Durante su primer mandato, lo único que hubo fue improvisación, ruptura de acuerdos y negociación tras negociación

Europa está ante un dilema existencial, el mayor desde su nacimiento: cómo sobrevivir en este nuevo paradigma sin traicionar sus principios fundacionales. ¿Qué significa democracia en el siglo XXI? ¿Qué debe ser un partido liberal-conservador reformista en un contexto donde mantener férreamente su ideario puede acarrear más perjuicios que beneficios? La rigidez moral es, en ocasiones, tan destructiva como el oportunismo cínico.

España tampoco puede seguir viviendo en la cómoda ficción de Bruselas. Apoyar a Europa es fundamental, pero no significa renunciar al interés nacional. Franceses, italianos y alemanes ya han empezado a poner sus prioridades sobre la mesa. España debe hacer lo propio. Nuestro crecimiento empresarial de los noventa se sostuvo con las privatizaciones de América Latina, donde nos hicimos fuertes entrando en los principales grupos Latam. Ahora son China y los países árabes los que hacen lo propio con las compañías españolas. ¿Quiénes son los accionistas de Iberdrola? ¿Y de Telefónica?

El problema es que falta ambición. No basta con sobrevivir: hay que proyectar el futuro. Pero la política española está atrapada en lo inmediato, en el cálculo electoral, en el gesto vacío. Y mientras tanto, el país pierde oportunidades. Si no reaccionamos, España quedará como un actor secundario en un mundo que cambia a una velocidad vertiginosa.
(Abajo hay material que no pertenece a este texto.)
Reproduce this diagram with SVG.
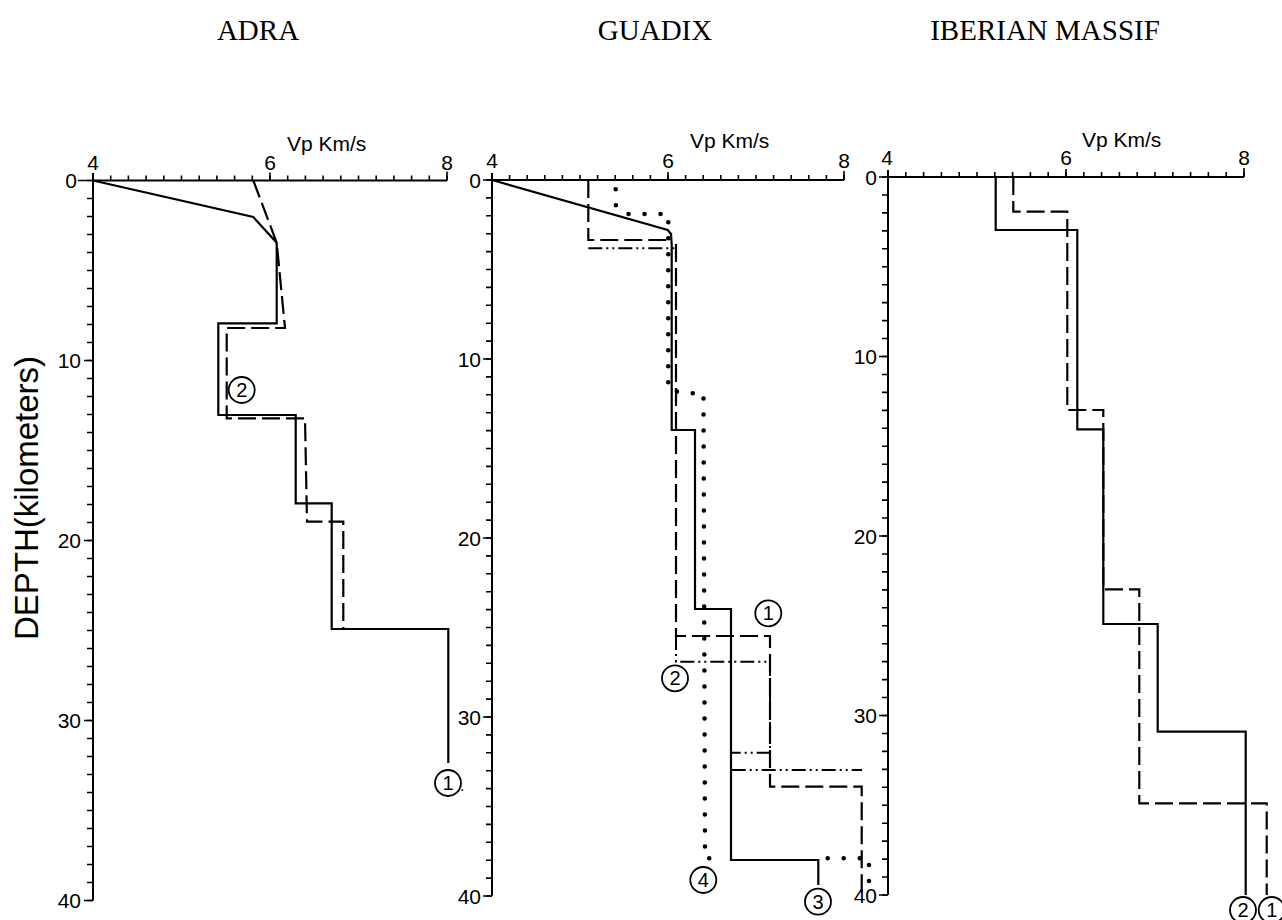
<svg xmlns="http://www.w3.org/2000/svg" width="1282" height="920" viewBox="0 0 1282 920">
<style>
.ax{stroke:#000;stroke-width:2;fill:none}
.tk{stroke:#000;stroke-width:1.6;fill:none}
.sol{stroke:#000;stroke-width:2.2;fill:none;stroke-linejoin:miter}
.dash{stroke:#000;stroke-width:2.2;fill:none;stroke-dasharray:18 6}
.dd{stroke:#000;stroke-width:2;fill:none;stroke-dasharray:14 4 2 4 2 4}
.dot{stroke:#000;stroke-width:4.6;fill:none;stroke-dasharray:0 16;stroke-linecap:round}
.num{font-family:"Liberation Sans",Arial,sans-serif;font-size:21px;fill:#000}
.yl{text-anchor:end}
.xl{text-anchor:middle}
.title{font-family:"Liberation Serif","Times New Roman",serif;font-size:29px;fill:#000;text-anchor:middle}
.cl circle{fill:none;stroke:#000;stroke-width:1.8}
.cl text{font-family:"Liberation Sans",Arial,sans-serif;font-size:20px;text-anchor:middle;fill:#000}
</style>
<rect width="1282" height="920" fill="#fff"/>
<g id="titles">
<text class="title" x="258" y="40">ADRA</text>
<text class="title" x="655" y="40">GUADIX</text>
<text class="title" x="1045" y="40">IBERIAN MASSIF</text>
</g>
<text id="ylabel" class="num" style="font-size:33px" text-anchor="middle" transform="translate(38,498) rotate(-90)">DEPTH(kilometers)</text>

<g id="adra">
<path class="ax" d="M93,173V900.5M93,180.5H447"/>
<path class="tk" d="M93,180.5v-5m17.7,5v-5m17.7,5v-5m17.7,5v-5m17.7,5v-5m17.7,5v-5m17.7,5v-5m17.7,5v-5m17.7,5v-5m17.7,5v-5m17.7,5v-5m17.7,5v-5m17.7,5v-5m17.7,5v-5m17.7,5v-5m17.7,5v-5m17.7,5v-5m17.7,5v-5m17.7,5v-5m17.7,5v-5m17.7,5v-5"/>
<path class="tk" d="M270,180.5v-8M447,180.5v-9"/>
<path class="tk" d="M93,180.5h-6m6,18h-6m6,18h-6m6,18h-6m6,18h-6m6,18h-6m6,18h-6m6,18h-6m6,18h-6m6,18h-6m6,18h-6m6,18h-6m6,18h-6m6,18h-6m6,18h-6m6,18h-6m6,18h-6m6,18h-6m6,18h-6m6,18h-6m6,18h-6m6,18h-6m6,18h-6m6,18h-6m6,18h-6m6,18h-6m6,18h-6m6,18h-6m6,18h-6m6,18h-6m6,18h-6m6,18h-6m6,18h-6m6,18h-6m6,18h-6m6,18h-6m6,18h-6m6,18h-6m6,18h-6m6,18h-6m6,18h-6"/>
<path class="tk" d="M93,180.5h-15M93,360.5h-9M93,540.5h-9M93,720.5h-9M93,900.5h-9"/>
<text class="num yl" x="77" y="188">0</text>
<text class="num yl" x="81" y="368">10</text>
<text class="num yl" x="81" y="548">20</text>
<text class="num yl" x="81" y="728">30</text>
<text class="num yl" x="81" y="908">40</text>
<text class="num xl" x="93" y="170">4</text>
<text class="num xl" x="270" y="170">6</text>
<text class="num xl" x="447" y="170">8</text>
<text class="num" x="287" y="151">Vp Km/s</text>
</g>

<g id="guadix">
<path class="ax" d="M492,173V896M492,180H844"/>
<path class="tk" d="M492,180v-5m17.6,5v-5m17.6,5v-5m17.6,5v-5m17.6,5v-5m17.6,5v-5m17.6,5v-5m17.6,5v-5m17.6,5v-5m17.6,5v-5m17.6,5v-5m17.6,5v-5m17.6,5v-5m17.6,5v-5m17.6,5v-5m17.6,5v-5m17.6,5v-5m17.6,5v-5m17.6,5v-5m17.6,5v-5m17.6,5v-5"/>
<path class="tk" d="M668,180v-8M844,180v-9"/>
<path class="tk" d="M492,180h-6m6,17.9h-6m6,17.9h-6m6,17.9h-6m6,17.9h-6m6,17.9h-6m6,17.9h-6m6,17.9h-6m6,17.9h-6m6,17.9h-6m6,17.9h-6m6,17.9h-6m6,17.9h-6m6,17.9h-6m6,17.9h-6m6,17.9h-6m6,17.9h-6m6,17.9h-6m6,17.9h-6m6,17.9h-6m6,17.9h-6m6,17.9h-6m6,17.9h-6m6,17.9h-6m6,17.9h-6m6,17.9h-6m6,17.9h-6m6,17.9h-6m6,17.9h-6m6,17.9h-6m6,17.9h-6m6,17.9h-6m6,17.9h-6m6,17.9h-6m6,17.9h-6m6,17.9h-6m6,17.9h-6m6,17.9h-6m6,17.9h-6m6,17.9h-6m6,17.9h-6"/>
<path class="tk" d="M492,180h-9M492,359h-9M492,538h-9M492,717h-9M492,896h-9"/>
<text class="num yl" x="481" y="187.5">0</text>
<text class="num yl" x="481" y="366.5">10</text>
<text class="num yl" x="481" y="545.5">20</text>
<text class="num yl" x="481" y="724.5">30</text>
<text class="num yl" x="481" y="903.5">40</text>
<text class="num xl" x="492" y="168">4</text>
<text class="num xl" x="668" y="168">6</text>
<text class="num xl" x="844" y="168">8</text>
<text class="num" x="690" y="148">Vp Km/s</text>
</g>

<g id="iberian">
<path class="ax" d="M888,170V895M888,177H1244"/>
<path class="tk" d="M888,177v-5m17.8,5v-5m17.8,5v-5m17.8,5v-5m17.8,5v-5m17.8,5v-5m17.8,5v-5m17.8,5v-5m17.8,5v-5m17.8,5v-5m17.8,5v-5m17.8,5v-5m17.8,5v-5m17.8,5v-5m17.8,5v-5m17.8,5v-5m17.8,5v-5m17.8,5v-5m17.8,5v-5m17.8,5v-5m17.8,5v-5"/>
<path class="tk" d="M1066,177v-8M1244,177v-9"/>
<path class="tk" d="M888,177h-6m6,17.95h-6m6,17.95h-6m6,17.95h-6m6,17.95h-6m6,17.95h-6m6,17.95h-6m6,17.95h-6m6,17.95h-6m6,17.95h-6m6,17.95h-6m6,17.95h-6m6,17.95h-6m6,17.95h-6m6,17.95h-6m6,17.95h-6m6,17.95h-6m6,17.95h-6m6,17.95h-6m6,17.95h-6m6,17.95h-6m6,17.95h-6m6,17.95h-6m6,17.95h-6m6,17.95h-6m6,17.95h-6m6,17.95h-6m6,17.95h-6m6,17.95h-6m6,17.95h-6m6,17.95h-6m6,17.95h-6m6,17.95h-6m6,17.95h-6m6,17.95h-6m6,17.95h-6m6,17.95h-6m6,17.95h-6m6,17.95h-6m6,17.95h-6m6,17.95h-6"/>
<path class="tk" d="M888,177h-9M888,356.5h-9M888,536h-9M888,715.5h-9M888,895h-9"/>
<text class="num yl" x="877" y="184.5">0</text>
<text class="num yl" x="877" y="364">10</text>
<text class="num yl" x="877" y="543.5">20</text>
<text class="num yl" x="877" y="723">30</text>
<text class="num yl" x="877" y="902.5">40</text>
<text class="num xl" x="887" y="165">4</text>
<text class="num xl" x="1066" y="165">6</text>
<text class="num xl" x="1244" y="165">8</text>
<text class="num" x="1082" y="147">Vp Km/s</text>
</g>

<g id="connectors">
<path class="sol" d="M93,180.5L253.3,217L276.7,242.7V323.3H218.3V415H295.7V503.3H331.7V629H448.3V763"/>
<path class="dash" d="M253.3,180.5L276.7,242.7L285,328H226.7V418.3H305L307,521.7H343.3V629"/>

<path class="sol" d="M492,180L667.7,230L671,234L671.7,245V430H695V609H731V860H818.3V885"/>
<path class="dash" d="M588.3,180V240H671.7M676,244V636H770V786.7H861.7V893"/>
<path class="dd" d="M588.3,248.3H676M676,636V661.7H770V752.7H731.7M731.7,770H862"/>
<path class="dot" d="M615.7,189.3V205L625.7,214H668.3V389.3L683.3,393.3H703.5L705,858.3H722.7"/>
<path class="dot" d="M827.7,858.3H869V893"/>

<path class="sol" d="M995.7,177V230H1077.3V429.3H1103.3V624H1157.7V731.7H1245.7V895"/>
<path class="dash" d="M1013.3,177V211.7H1067.3V410H1103.3V589.3H1139.3V803.3H1266.7V895"/>
</g>

<g id="label-adra-1" class="cl"><circle cx="448" cy="783" r="13"/><text x="448" y="790">1</text></g>
<text class="num" x="460" y="791" style="font-size:16px">.</text>
<g id="label-adra-2" class="cl"><circle cx="241.7" cy="390" r="13"/><text x="241.7" y="397">2</text></g>
<g id="label-guadix-1" class="cl"><circle cx="768.3" cy="613.3" r="13"/><text x="768.3" y="620.3">1</text></g>
<g id="label-guadix-2" class="cl"><circle cx="675" cy="678.3" r="13"/><text x="675" y="685.3">2</text></g>
<g id="label-guadix-3" class="cl"><circle cx="818" cy="901.7" r="13"/><text x="818" y="908.7">3</text></g>
<g id="label-guadix-4" class="cl"><circle cx="703.3" cy="880" r="13"/><text x="703.3" y="887">4</text></g>
<g id="label-iberian-2" class="cl"><circle cx="1243" cy="910" r="13"/><text x="1243" y="917">2</text></g>
<g id="label-iberian-1" class="cl"><circle cx="1271.7" cy="910" r="13"/><text x="1271.7" y="917">1</text></g>
</svg>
Y entonces ya no se tratará de debates ideológicos, sino de pura supervivencia económica.

La Cumbre de Alaska se resume en tres ideas tan simplistas como simbólicas: primero, que Putin cuenta con un aliado en la Casa Blanca para sus oscuros planes; segundo, que el presidente norteamericano quiere levantar una Torre Trump en Moscú, una iniciativa que incide en el perfil patrimonialista del republicano, en el que “es difícil diferenciar lo público de lo privado y lo legal de lo ilegal”, como señala Argemino Barro; y tercero, que la Unión Europea no pinta nada en el tablero internacional.